Military Rolls into DC to Protect the White House From Protesters
Military vehicles began rolling through the streets of Washington, D.C Monday– as the workday came to a close– to guard President Trump at the White House.
It was a scene that was more reminiscent of the 1989 Tiananmen Square massacre (TS), characterized Raw Story in its report. The 31st anniversary of the TS is Thursday.
According to reports, a large number of military humvees have been stationed in front of DC Armory. Police Chief said he expects larger National Guard deployment across the District Monday night after Mayor Bowser called Secretary of the Army to discuss last nights operations.
CNN reports an active duty military police battalion consisting of 200 to 250 military personnel is now in the process of deploying to Washington, DC, three US defense officials told CNN.

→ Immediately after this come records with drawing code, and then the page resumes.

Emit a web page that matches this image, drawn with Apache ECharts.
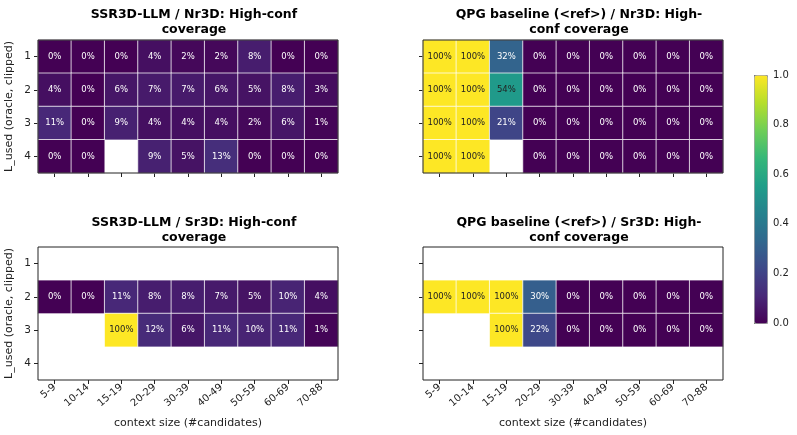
<!DOCTYPE html>
<html>
<head>
    <meta charset="utf-8">
    <title>High-conf coverage</title>
    <script src="https://cdn.jsdelivr.net/npm/echarts@6/dist/echarts.min.js"></script>
    <style>
        html, body { margin: 0; padding: 0; background: #fff; }
        #chart-container { width: 797px; height: 435px; }
    </style>
</head>
<body>
<div id="chart-container"></div>
<script>
    // context size bins and L_used rows
    var xCats = ['5-9', '10-14', '15-19', '20-29', '30-39', '40-49', '50-59', '60-69', '70-88'];
    var yCats = ['1', '2', '3', '4'];
    var cbTicks = [0, 0.2, 0.4, 0.6, 0.8, 1.0];

    // coverage fractions, one row per L_used (null = no samples)
    var ssrNr3d = [
        [0, 0, 0, 0.04, 0.02, 0.02, 0.08, 0, 0],
        [0.04, 0, 0.06, 0.07, 0.07, 0.06, 0.05, 0.08, 0.03],
        [0.11, 0, 0.09, 0.04, 0.04, 0.04, 0.02, 0.06, 0.01],
        [0, 0, null, 0.09, 0.05, 0.13, 0, 0, 0]
    ];
    var qpgNr3d = [
        [1, 1, 0.32, 0, 0, 0, 0, 0, 0],
        [1, 1, 0.54, 0, 0, 0, 0, 0, 0],
        [1, 1, 0.21, 0, 0, 0, 0, 0, 0],
        [1, 1, null, 0, 0, 0, 0, 0, 0]
    ];
    var ssrSr3d = [
        [null, null, null, null, null, null, null, null, null],
        [0, 0, 0.11, 0.08, 0.08, 0.07, 0.05, 0.10, 0.04],
        [null, null, 1, 0.12, 0.06, 0.11, 0.10, 0.11, 0.01],
        [null, null, null, null, null, null, null, null, null]
    ];
    var qpgSr3d = [
        [null, null, null, null, null, null, null, null, null],
        [1, 1, 1, 0.30, 0, 0, 0, 0, 0],
        [null, null, 1, 0.22, 0, 0, 0, 0, 0],
        [null, null, null, null, null, null, null, null, null]
    ];

    var titles = [
        'SSR3D-LLM / Nr3D: High-conf\ncoverage',
        'QPG baseline (<ref>) / Nr3D: High-\nconf coverage',
        'SSR3D-LLM / Sr3D: High-conf\ncoverage',
        'QPG baseline (<ref>) / Sr3D: High-\nconf coverage'
    ];
    var panels = [ssrNr3d, qpgNr3d, ssrSr3d, qpgSr3d];

    var viridis = ['#440154', '#482878', '#3e4989', '#31688e', '#26828e',
                   '#1f9e89', '#35b779', '#6ece58', '#b5de2b', '#fde725'];
    var font = 'DejaVu Sans';
    var ink = '#222';

    var gridPos = [
        { left: 38, top: 40 },
        { left: 423, top: 40 },
        { left: 38, top: 247 },
        { left: 423, top: 247 }
    ];

    function toCells(rows) {
        var out = [];
        rows.forEach(function (row, yi) {
            row.forEach(function (v, xi) {
                if (v === null) return;
                out.push({
                    value: [xi, yi, v],
                    label: { color: v >= 0.5 ? '#222' : '#fff' }
                });
            });
        });
        return out;
    }

    var grids = [], xAxes = [], yAxes = [], series = [], titleOpts = [];
    gridPos.forEach(function (p, i) {
        var isLeft = (i % 2 === 0), isBottom = (i >= 2);
        grids.push({
            left: p.left, top: p.top, width: 300, height: 133, z: 10,
            show: true, borderColor: ink, borderWidth: 1, backgroundColor: 'transparent'
        });
        titleOpts.push({
            text: titles[i],
            left: p.left + 151, top: isBottom ? 210 : 2,
            textAlign: 'center',
            textStyle: { fontFamily: font, fontSize: 12.5, fontWeight: 'bold', color: '#000', lineHeight: 15 }
        });
        xAxes.push({
            type: 'category', gridIndex: i, data: xCats,
            axisLine: { show: false },
            axisTick: { show: true, alignWithLabel: true, length: 4, lineStyle: { color: ink } },
            axisLabel: {
                show: isBottom, rotate: 40, fontSize: 10, fontFamily: font, color: ink, margin: 6
            },
            splitLine: { show: false },
            name: isBottom ? 'context size (#candidates)' : '',
            nameLocation: 'middle', nameGap: 38,
            nameTextStyle: { fontFamily: font, fontSize: 11, color: ink }
        });
        yAxes.push({
            type: 'category', gridIndex: i, data: yCats, inverse: true,
            axisLine: { show: false },
            axisTick: { show: true, alignWithLabel: true, length: 4, lineStyle: { color: ink } },
            axisLabel: { show: isLeft, fontSize: 10.5, fontFamily: font, color: ink, margin: 7 },
            splitLine: { show: false },
            name: isLeft ? 'L_used (oracle, clipped)' : '',
            nameLocation: 'middle', nameRotate: 90, nameGap: 23,
            nameTextStyle: { fontFamily: font, fontSize: 11, color: ink }
        });
        series.push({
            type: 'heatmap', xAxisIndex: i, yAxisIndex: i,
            data: toCells(panels[i]),
            itemStyle: { borderColor: 'rgba(255,255,255,0.75)', borderWidth: 1 },
            label: {
                show: true, fontSize: 8.5, fontFamily: font,
                formatter: function (p) { return Math.round(p.value[2] * 100) + '%'; }
            },
            emphasis: { disabled: true }
        });
    });

    // colorbar axis
    grids.push({ left: 754, top: 75, width: 13, height: 248, show: false });
    xAxes.push({ type: 'value', gridIndex: 4, show: false, min: 0, max: 1 });
    yAxes.push({
        type: 'value', gridIndex: 4, position: 'right', min: cbTicks[0], max: cbTicks[cbTicks.length - 1], interval: 0.2,
        axisLine: { show: false },
        axisTick: { show: true, length: 4, lineStyle: { color: ink } },
        axisLabel: {
            fontSize: 10, fontFamily: font, color: ink, margin: 6,
            formatter: function (v) { return v.toFixed(1); }
        },
        splitLine: { show: false }
    });
    series.push({ type: 'line', xAxisIndex: 4, yAxisIndex: 4, data: [], silent: true });

    var myChart = echarts.init(document.getElementById('chart-container'));
    myChart.setOption({
        animation: false,
        title: titleOpts,
        grid: grids,
        xAxis: xAxes,
        yAxis: yAxes,
        visualMap: {
            type: 'continuous', min: 0, max: 1, seriesIndex: [0, 1, 2, 3],
            calculable: false, realtime: false, hoverLink: false,
            left: 754, top: 75, itemWidth: 13, itemHeight: 248,
            padding: 0, borderColor: '#999', borderWidth: 1,
            inRange: { color: viridis },
            textStyle: { fontSize: 1, color: 'transparent' }
        },
        series: series
    });
</script>
</body>
</html>
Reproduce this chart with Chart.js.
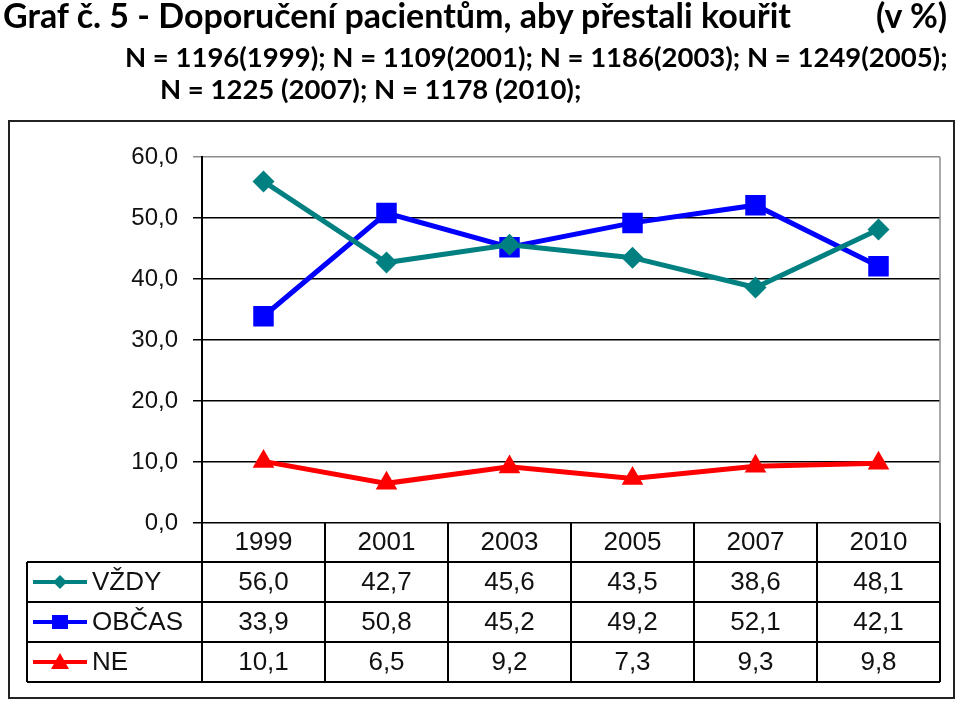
<!DOCTYPE html>
<html>
<head>
<meta charset="utf-8">
<script src="https://cdn.jsdelivr.net/npm/chart.js@4/dist/chart.umd.min.js"></script>
<style>
    html, body { margin: 0; padding: 0; background: #fff; }
    #wrap { position: relative; width: 959px; height: 702px; overflow: hidden; }
    #chart { position: absolute; left: 0; top: 0; }
    .t { position: absolute; font-family: Lato, 'Open Sans', sans-serif; font-weight: bold; color: #000; white-space: nowrap; line-height: 1; }
</style>
</head>
<body>
<div id="wrap">
    <canvas id="chart" width="959" height="702"></canvas>
    <div class="t" style="left:3px; top:-2px; font-size:34px;">Graf č. 5 - Doporučení pacientům, aby přestali kouřit</div>
    <div class="t" style="left:876px; top:-2px; font-size:34px;">(v %)</div>
    <div class="t" style="left:125px; top:43px; font-size:27.5px;">N = 1196(1999); N = 1109(2001); N = 1186(2003); N = 1249(2005);</div>
    <div class="t" style="left:160px; top:75px; font-size:27.5px;">N = 1225 (2007); N = 1178 (2010);</div>
</div>
<script>
    'use strict';

    // data
    const years = ['1999', '2001', '2003', '2005', '2007', '2010'];
    const vzdy = [56.0, 42.7, 45.6, 43.5, 38.6, 48.1];
    const obcas = [33.9, 50.8, 45.2, 49.2, 52.1, 42.1];
    const ne = [10.1, 6.5, 9.2, 7.3, 9.3, 9.8];
    const seriesNames = ['VŽDY', 'OBČAS', 'NE'];
    const yTicks = [0, 10, 20, 30, 40, 50, 60];

    const colors = ['#008080', '#0000FF', '#FF0000'];
    const fmt = (v) => v.toFixed(1).replace('.', ',');
    const tableFont = '26px "Liberation Sans", Arial, sans-serif';

    function drawMarker(ctx, kind, x, y, color) {
        ctx.save();
        ctx.fillStyle = color;
        ctx.beginPath();
        if (kind === 0) {
            ctx.moveTo(x, y - 7); ctx.lineTo(x + 7, y); ctx.lineTo(x, y + 7); ctx.lineTo(x - 7, y);
        } else if (kind === 1) {
            ctx.rect(x - 8, y - 7, 16, 14);
        } else {
            ctx.moveTo(x, y - 9); ctx.lineTo(x + 9, y + 7); ctx.lineTo(x - 9, y + 7);
        }
        ctx.closePath();
        ctx.fill();
        ctx.restore();
    }

    // data table + legend + frame under the plot
    const tablePlugin = {
        id: 'dataTable',
        afterDraw: function (chart) {
            const ctx = chart.ctx;
            const ca = chart.chartArea;
            const xs = chart.scales.x;
            const colW = (ca.right - ca.left) / years.length;
            const headTop = ca.bottom;
            const headBot = headTop + 39;
            const rowH = 40;
            const legLeft = 27;
            const rows = [vzdy, obcas, ne];

            ctx.save();
            // right border of plot area
            ctx.strokeStyle = '#8c8c8c';
            ctx.lineWidth = 1.5;
            ctx.beginPath();
            ctx.moveTo(ca.right, ca.top);
            ctx.lineTo(ca.right, ca.bottom);
            ctx.stroke();

            ctx.strokeStyle = '#000';
            ctx.lineWidth = 2;
            ctx.beginPath();
            // header row
            ctx.moveTo(ca.left, headTop); ctx.lineTo(ca.left, headBot);
            ctx.moveTo(legLeft, headBot); ctx.lineTo(ca.right, headBot);
            for (let i = 0; i < years.length; i++) {
                const xr = xs.getPixelForValue(i) + colW / 2;
                ctx.moveTo(xr, headTop); ctx.lineTo(xr, headBot + rowH * rows.length);
            }
            ctx.moveTo(legLeft, headBot); ctx.lineTo(legLeft, headBot + rowH * rows.length);
            ctx.moveTo(ca.left, headBot); ctx.lineTo(ca.left, headBot + rowH * rows.length);
            for (let r = 1; r <= rows.length; r++) {
                ctx.moveTo(legLeft, headBot + rowH * r); ctx.lineTo(ca.right, headBot + rowH * r);
            }
            ctx.stroke();

            ctx.fillStyle = '#111';
            ctx.font = tableFont;
            ctx.textAlign = 'center';
            ctx.textBaseline = 'middle';
            years.forEach(function (y, i) {
                ctx.fillText(y, xs.getPixelForValue(i), headTop + 20);
            });
            rows.forEach(function (vals, r) {
                const cy = headBot + rowH * r + rowH / 2 + 1;
                vals.forEach(function (v, i) {
                    ctx.fillText(fmt(v), xs.getPixelForValue(i), cy);
                });
            });

            // legend keys
            ctx.textAlign = 'left';
            rows.forEach(function (vals, r) {
                const cy = headBot + rowH * r + rowH / 2;
                ctx.strokeStyle = colors[r];
                ctx.lineWidth = 4;
                ctx.beginPath();
                ctx.moveTo(33, cy); ctx.lineTo(87, cy);
                ctx.stroke();
                drawMarker(ctx, r, 60, cy, colors[r]);
                ctx.fillStyle = '#111';
                ctx.fillText(seriesNames[r], 92, cy + 1);
            });

            // outer frame
            ctx.strokeStyle = '#222';
            ctx.lineWidth = 2;
            ctx.strokeRect(9, 121, 945, 577);
            ctx.restore();
        }
    };

    const ctx = document.getElementById('chart').getContext('2d');
    const myChart = new Chart(ctx, {
        type: 'line',
        data: {
            labels: years,
            datasets: [
                { label: seriesNames[0], data: vzdy, borderColor: colors[0], backgroundColor: colors[0], borderWidth: 5,
                  pointStyle: 'rectRot', pointRadius: 11, pointBorderWidth: 0 },
                { label: seriesNames[1], data: obcas, borderColor: colors[1], backgroundColor: colors[1], borderWidth: 5,
                  pointStyle: 'rect', pointRadius: 14.5, pointBorderWidth: 0 },
                { label: seriesNames[2], data: ne, borderColor: colors[2], backgroundColor: colors[2], borderWidth: 5,
                  pointStyle: 'triangle', pointRadius: 12.5, pointBorderWidth: 0 }
            ]
        },
        options: {
            responsive: false,
            animation: false,
            events: [],
            layout: { padding: { top: 157, right: 19, bottom: 179, left: 0 } },
            plugins: {
                legend: { display: false },
                tooltip: { enabled: false }
            },
            scales: {
                x: {
                    type: 'category',
                    offset: true,
                    display: false
                },
                y: {
                    min: 0,
                    max: 60,
                    afterFit: function (s) { s.width = 202; },
                    afterBuildTicks: function (s) { s.ticks = yTicks.map(v => ({ value: v })); },
                    border: { display: true, color: '#000', width: 2 },
                    grid: {
                        color: (c) => (c.tick && c.tick.value === 60) ? '#8c8c8c' : '#000',
                        lineWidth: 1.5,
                        tickLength: 9
                    },
                    ticks: {
                        padding: 15,
                        color: '#111',
                        font: { family: '"Liberation Sans", Arial, sans-serif', size: 24 },
                        callback: (v) => fmt(v)
                    }
                }
            }
        },
        plugins: [tablePlugin]
    });
</script>
</body>
</html>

The troops are expected to provide security in the nation’s capital but not perform law enforcement duties such as arrest and detention of protesters or rioters.
Two defense officials said the troops will be coming from a unit at Fort Bragg in North Carolina.
Because of Washington, DC’s unique status, the deployment does not require local authorization.
There is no indication that President Trump is invoking the Insurrection Act, which is not required due to the fact that the forces will not be performing law enforcement actions.
Trump reportedly was rushed to the bunker when a few hundred protesters surrounded the White House on Friday.
At least 40 cities imposed curfews and National Guard members have been activated in at least 23 states and Washington, DC.
New York City, in a first since 1943, will impose a curfew beginning at 11 p.m. and ending at 5 a.m.
Governor Andrew Cuomo announced the decision on Monday afternoon during an interview with WAMC’s Alan Chartock.
Protests erupted for a seventh day across the US over the death of George Floyd, an unarmed black man, at the hands of a police officer in Minneapolis, Minnesota.
An independent autopsy found Floyd died of homicide from “asphyxiation from sustained pressure”.
One former officer who was seen with his knee on Floyd’s neck was charged with third-degree murder and manslaughter — but protesters say the charge isn’t harsh enough, and are demanding charges for the other officers involved.